事实上,什么佛也没保佑我,我就顾着整蛊熊祥,却忽略了一件事,这丫壮得跟熊似的,竟然没抗住的病毒,相对单薄的我怎么能抵挡着住。下午,我头疼欲裂。溜溜睡到下班的时候才清醒了许多。仍然浑身乏力。这时接了可可的电话。她听我有气无力的动静,便问:“生病了?”我哼了一声。
电话的另一头沉默了一小会儿,然后,像下定决心似的说:“你几点到家?我去看你!”
我暗自心喜,终于有机会和女神单独相处了。
没有风,夕阳将棕色的楼体分割成明和暗两部分。围墙上巨大的南瓜叶子和黄色的南瓜花在凉爽的暮色中愈加葱郁,旁边婀娜的芍药花、俏丽的月季花,恬静而淡定地绽放着。
不知何处飘来风铃清脆的叮当声,只有几声一切又归于寂静。
我边清理自己的蜗居边猜想可可会给我戴什么礼物。水果?太俗。鲜花?太假。补品?太过。书?小食品?---正在我胡思乱想的时候。门铃响了。

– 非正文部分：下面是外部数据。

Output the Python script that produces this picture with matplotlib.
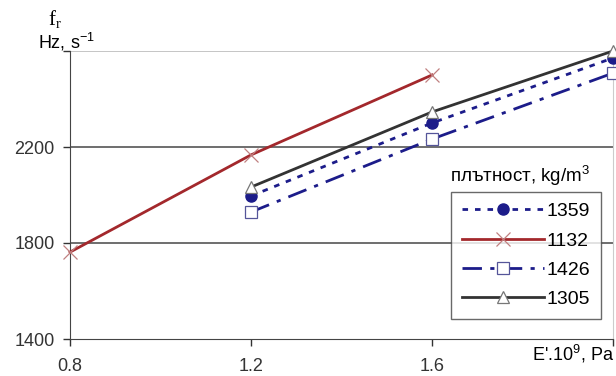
import matplotlib as mpl
import matplotlib.pyplot as plt

mpl.rcParams.update({
    "font.family": ["Liberation Sans", "DejaVu Sans"],
    "font.size": 12,
})

# data
x_1132 = [0.8, 1.2, 1.6]
y_1132 = [1762, 2167, 2500]
x_rest = [1.2, 1.6, 2.0]
y_1359 = [1996, 2300, 2571]
y_1426 = [1929, 2233, 2508]
y_1305 = [2033, 2346, 2600]
xticks = [0.8, 1.2, 1.6, 2.0]
xtick_labels = ["0.8", "1.2", "1.6", ""]
yticks = [1400, 1800, 2200, 2600]
ytick_labels = ["1400", "1800", "2200", ""]

BLUE = "#1c1c8a"
RED = "#a3282c"
BLACK = "#333333"

fig = plt.figure(figsize=(6.16, 3.76), dpi=100)
ax = fig.add_axes([70 / 616, 37 / 376, 543 / 616, 288 / 376])

for y in [1800, 2200, 2600]:
    ax.axhline(y, color="#555555" if y < 2600 else "#bbbbbb", lw=1.2, zorder=1)

l1, = ax.plot(x_rest, y_1359, color=BLUE, lw=2, ls=(0, (2, 2.5)), marker="o", ms=8,
              mfc=BLUE, mec=BLUE, zorder=3, clip_on=False, label="1359")
l2, = ax.plot(x_1132, y_1132, color=RED, lw=2, marker="x", ms=10, mew=0.9,
              mec="#c08080", zorder=3, clip_on=False, label="1132")
l3, = ax.plot(x_rest, y_1426, color=BLUE, lw=2, ls=(0, (7, 3, 1.5, 3)), marker="s", ms=8,
              mfc="white", mec="#555599", mew=0.9, zorder=3, clip_on=False, label="1426")
l4, = ax.plot(x_rest, y_1305, color=BLACK, lw=2, marker="^", ms=9, mfc="white",
              mec="#777777", mew=0.9, zorder=4, clip_on=False, label="1305")

ax.set_xlim(0.8, 2.0)
ax.set_ylim(1400, 2600)
ax.set_xticks(xticks)
ax.set_xticklabels(xtick_labels)
ax.set_yticks(yticks)
ax.set_yticklabels(ytick_labels)
ax.tick_params(axis="both", direction="out", length=5, width=1, colors="#333333",
               labelsize=13, pad=6)
ax.tick_params(axis="x", pad=9)
ax.spines["top"].set_visible(False)
ax.spines["right"].set_color("#cccccc")
ax.spines["left"].set_color("#444444")
ax.spines["bottom"].set_color("#444444")

# axis labels as free text
fig.text(48 / 616, 1 - 20 / 376, "f$_\\mathregular{r}$", fontsize=15, ha="left", va="center",
         family="Liberation Serif")
fig.text(38 / 616, 1 - 42 / 376, "Hz, s$^{\\mathregular{-1}}$", fontsize=13, ha="left", va="center")
fig.text(614 / 616, 1 - 354 / 376, "E'.10$^{\\mathregular{9}}$, Pa", fontsize=13, ha="right",
         va="center")

# legend: title sits above the box, outside it
fig.text(520 / 616, 1 - 176 / 376, "плътност, kg/m$^{\\mathregular{3}}$", fontsize=13.5,
         ha="center", va="center")
leg = ax.legend(handles=[l1, l2, l3, l4], loc="upper right",
                bbox_to_anchor=(601 / 616, 1 - 192 / 376), bbox_transform=fig.transFigure,
                frameon=True, fancybox=False, fontsize=14, handlelength=4.2,
                handletextpad=0.15, labelspacing=0.6, borderpad=0.55, borderaxespad=0)
leg.get_frame().set_edgecolor("#444444")
leg.get_frame().set_linewidth(1.0)

fig.savefig("out.png", dpi=100)
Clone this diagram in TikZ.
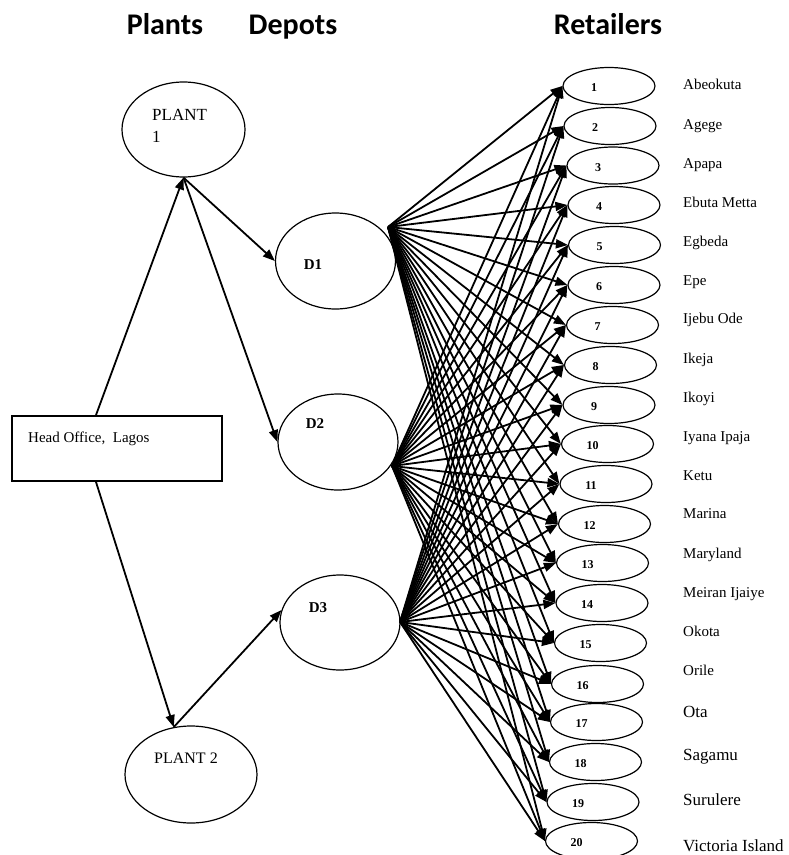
\documentclass[tikz,border=0pt]{standalone}
\usepackage{fontspec}
\setmainfont{Liberation Serif}
\newfontfamily\hdr{Carlito}
\usetikzlibrary{arrows.meta,shapes.geometric,calc}
\begin{document}
\begin{tikzpicture}[x=1pt,y=-1pt,
  oval/.style={draw,ellipse,line width=1.2pt,inner sep=0pt},
  ret/.style={oval,minimum width=92pt,minimum height=37pt},
  dep/.style={oval,minimum width=120pt,minimum height=96pt},
  conn/.style={line width=1.8pt,-{Triangle[length=12pt,width=9pt]}},
  hd/.style={font=\hdr\bfseries\fontsize{30}{34}\selectfont,anchor=base,inner sep=0pt},
  lab/.style={font=\fontsize{15}{18}\selectfont,inner sep=0pt},
  plab/.style={font=\fontsize{17}{20}\selectfont,inner sep=0pt},
  biglab/.style={font=\fontsize{17}{20}\selectfont,inner sep=0pt},
  dlab/.style={font=\bfseries\fontsize{15}{18}\selectfont,inner sep=0pt,anchor=base},
  numlab/.style={font=\bfseries\fontsize{12}{14}\selectfont,inner sep=0pt}]
\useasboundingbox (0,0) rectangle (788,855);

% headers
\node[hd] (hplants) at (165,34) {Plants};
\node[hd] (hdepots) at (293,34) {Depots};
\node[hd] (hret) at (608,34) {Retailers};

% head office and plants
\node[draw,line width=1.2pt,minimum width=210pt,minimum height=65pt,inner sep=0pt] (ho) at (117,448.5) {};
\node[lab,anchor=base west] (holab) at (28,442) {Head Office,\ \ Lagos};
\node[oval,minimum width=123pt,minimum height=95pt] (p1) at (183.5,129.5) {};
\node[plab,anchor=base west] (p1lab) at (152,120) {PLANT};
\node[plab,anchor=base west] (p1lab2) at (152,142) {1};
\node[oval,minimum width=132pt,minimum height=97pt] (p2) at (191,774.5) {};
\node[plab,font=\fontsize{16}{19}\selectfont,anchor=base] (p2lab) at (186,763) {PLANT 2};

% depots
\node[dep] (d1) at (335.5,261) {};
\node[dep] (d2) at (338,442) {};
\node[dep,minimum height=95pt] (d3) at (340,622.5) {};
\node[dlab] (d1lab) at (313,269) {D1};
\node[dlab] (d2lab) at (315,428) {D2};
\node[dlab] (d3lab) at (318,612) {D3};

\coordinate (hotop) at ($(ho.north west)!0.4!(ho.north east)$);
\coordinate (hobot) at ($(ho.south west)!0.4!(ho.south east)$);
\draw[conn] (hotop) -- (p1.south);
\draw[conn] (p1.south) -- (d1.west);
\draw[conn] (p1.south) -- (d2.west);
\draw[conn] (hobot) -- (p2.110);
\draw[conn] (p2.110) -- (d3.168);

% retailers
\foreach \i/\x/\y in {1/609/86,2/610/126,3/613/165.5,4/614/205,5/614.5/245,6/614/285,7/612.5/325,8/610.5/365,9/609/405,10/607.5/444,11/606/484,12/604.5/524,13/602.5/563,14/602/603,15/600.5/643,16/597.5/684,17/596.5/722,18/595.5/762,19/593/802,20/591.5/841}{
  \node[ret] (r\i) at (\x,\y) {};
  \node[numlab] (n\i) at (\x-15,\y+2) {\i};
}
\foreach \i/\n/\b in {1/Abeokuta/89,2/Agege/129,3/Apapa/168,4/Ebuta Metta/207,5/Egbeda/246,6/Epe/285,7/Ijebu Ode/323,8/Ikeja/363,9/Ikoyi/402,10/Iyana Ipaja/441,11/Ketu/480,12/Marina/518,13/Maryland/558,14/Meiran Ijaiye/597,15/Okota/636,16/Orile/675}{
  \node[lab,anchor=base west] (t\i) at (683,\b) {\n};
}
\foreach \i/\n/\b in {17/Ota/717,18/Sagamu/760,19/Surulere/805,20/Victoria Island/851}{
  \node[biglab,anchor=base west] (t\i) at (683,\b) {\n};
}

% emission points
\coordinate (e1) at (388,227);
\coordinate (e2) at (392,466);
\coordinate (e3) at (400,622);
\foreach \e in {e1,e2,e3}{
  \foreach \i in {1,...,20}{
    \draw[conn] (\e) -- (r\i.west);
  }
}
\end{tikzpicture}
\end{document}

她上身穿细格短袖紧边小衫,下着黑色背带热裤,旅游鞋。乌黑的头发高高盘起露出优雅的脖颈。手里提着一个“陈婷”的红白相间的舞蹈包。清爽爽地站在我的面前。
“看你神采奕奕的,不像生病的样子!”她笑道。
“我这属于回光返照。”
她大方的在沙发上坐下来,从包里拿出一颗普拉吉措珠说:“送给你。”
我大喜过望,爱不释手。那个珠子上用篆体刻着:悠然、随心、随性、随缘。注定让一生改变,只在百年后,那一朵花开的时间。“这是真的。”
“当然。”
“真的?”我难以置信。“你放心,我一定把它藏在一个最安全的地方。一个连我自己也找不到的地方。”
“我的包放哪里?”她转移了话题。
“给我。”我把包放在衣柜里,然后给她洗葡萄。回头看到她正拿起茶几上我新买的书看,那是一本关于二战期间纳粹集中营的书,里面有许多记录犹太人悲惨命运的图片。很震撼!很血腥!
“别看!”我连忙警告她。“吓人!”
她看了我一眼,眼神很倔强,把书捧起来认真地看起来。
“吃葡萄。”
“放那吧。”她聚精会神地把那一页看完。看到生命的尊严被如此践踏,她一副沉重的表情。把我递上的葡萄推到一边,“吃不下!”
她站起身走到窗前,双手抱在胸前,静静地看着窗外,目光深邃而凝重;夕阳笼罩的身上,有着玉质般纯净细腻的光泽,流露出优雅、宁静的气质和超越世俗浮华的风范。